Introduction. Large Foundation models [49, 45, 17] are deployed in a variety of settings with different compute and accuracy demands like real-time response on mobile phones or on multi-cluster GPUs for web-scale batch serving. However, typical model families provide only a few independently trained models of different sizes. For example, the Llama-2 family provides models with 7B, 13B, 34B, and 70B parameters [59]. So practitioners are forced to choose a smaller (and typically less accurate) model than their latency/cost budget. Alternatively, one can use compression/pruning to fit a bigger model in a given compute budget [19, 36, 53], but that requires additional training. We introduce MatFormer, a natively elastic Transformer [61] architecture that overcomes this challenge. MatFormer allows for training one universal model which can be used to extract hundreds of smaller submodels without any additional training cost (Figure 1).

Discussion / Conclusion.
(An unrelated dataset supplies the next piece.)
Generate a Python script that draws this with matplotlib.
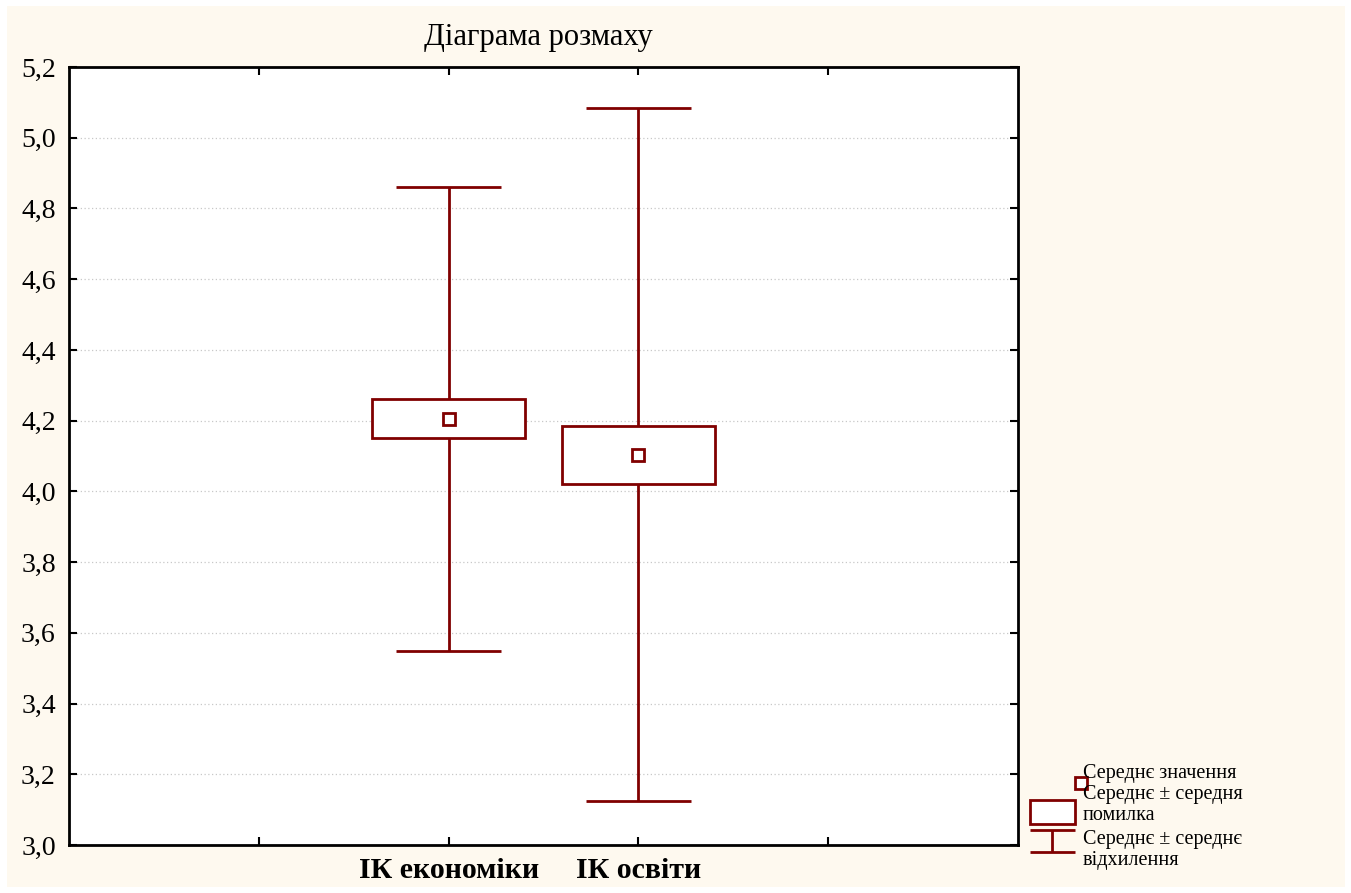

In this work we presented MatFormer, a natively elastic Transformer architecture that allows training a single universal model which can be used to extract hundreds of smaller accurate submodels at zero additional cost at deployment time. We find that the MatFormer Language Model (MatLM) matches the perplexity & 1-shot accuracy of independently trained models. In fact, MatLM demonstrates an interesting loss-vs-compute scaling curve that is nearly independent of trained granularity indicating robust generalization to extremely large models as well. Finally, MatFormer submodels enable diverse inference time speedups like faster autoregressive generation with speculative decoding and elastic query encoders for adaptive dense retrieval across modalities. We believe dynamically routing these models to change inference latency [32, 40, 20], and developing the hardware optimizations required is a promising area for future work.